By June 18, the Dutch Parliament and the Senate want to receive a reaction from State Secretary Raymond Knops to a letter they wrote to him from the IPKO about the dispute regulation. The letter asks Knops to submit a draft law to Parliament by November 1 so that the IPKO can discuss its contents in its next meeting that is scheduled for January 2019 in St. Maarten.
Former Minister Ronald Plasterk (Kingdom Relations) submitted a draft law for the dispute regulation to the Council of State last year. The draft and the advice from the Council of State have not been made public yet, to the displeasure of even the Dutch IPKO-delegation. The advice reportedly contains serious criticism.
The Caribbean countries want a dispute regulation that yields binding advice by an independent body – preferably the Supreme Court – but Plasterk reportedly wants to leave this in the hands of the Council of State. Plasterk also wants to prevent that a dispute regulator issues binding advice, making it clear that the Dutch government wants to remain in control of any dispute between the Kingdom and the Caribbean countries.
Ruard Ganzevoort said at a press conference at the end of the IPKO that all delegations agree that the dispute regulation must be established. That is not new: in May 2015, the IPKO-delegations reached an agreement about the dispute regulation. “I would be disappointed if this took more than a year,” Jeroen Recourt, at that time leader of the Dutch delegation said about the establishment of the regulation. Recourt also noted that “if parliaments speak, governments have to listen.”
The political reality turned out to be different because the Dutch government did not listen at all. Minister Plasterk came with his own draft law, and recently his successor Raymond Knops said that the dispute regulation is not a priority.
That does not sit well with the IPKO-delegations. They decided to send Knops a letter, demanding a reaction by June 18. They also want Knops to submit the draft law for handling in parliament by November 1.
The letter, signed by Senator Ruard Ganzevoort and D66-leader Alexander Pechtold – the chairs of the Kingdom Relations Committees in respectively the First and Second Chamber of the Dutch parliament – notes that many years have gone by without a draft law for the dispute regulation reaching the floor of parliament.
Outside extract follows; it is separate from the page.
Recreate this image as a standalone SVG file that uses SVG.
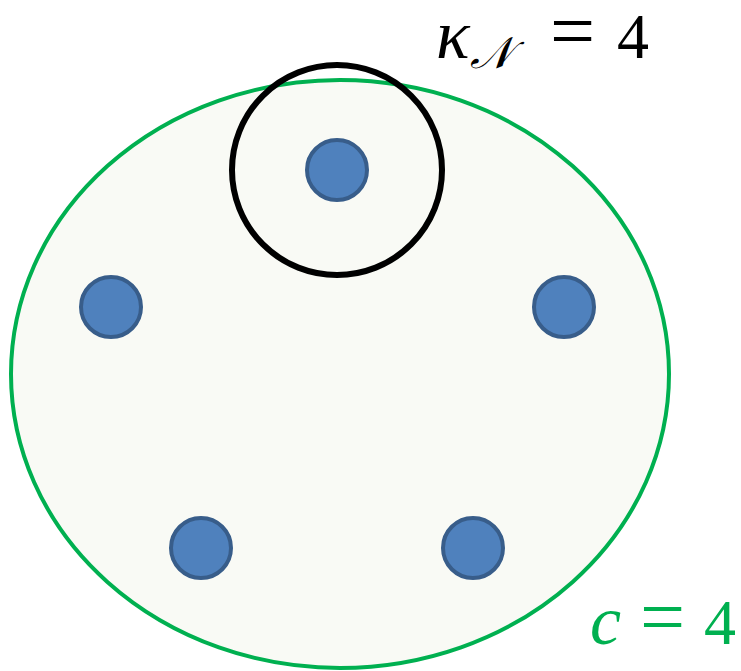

“Furthermore quite some time ago a draft law has been sent to the Council of State for advice. We understand that this advice has in the meantime been obtained. It would benefit progress and mutual relationships if there is transparency as soon as possible about the content, the considerations and the next steps.”
“We have not seen the draft law yet,” Ruard Ganzevoort said at the press conference on Friday, asked what the Dutch parliament would do to break the deadlock. “Once we have it we can talk about it. As parliament, we are a controlling body and we have to wait for the reaction from the state secretary.”
Ganzevoort, a senator in the GreenLeft faction, added that the IPKO-delegations do not agree with Knops to move a decision about the dispute regulation into the future. “We do not consider that the correct way.”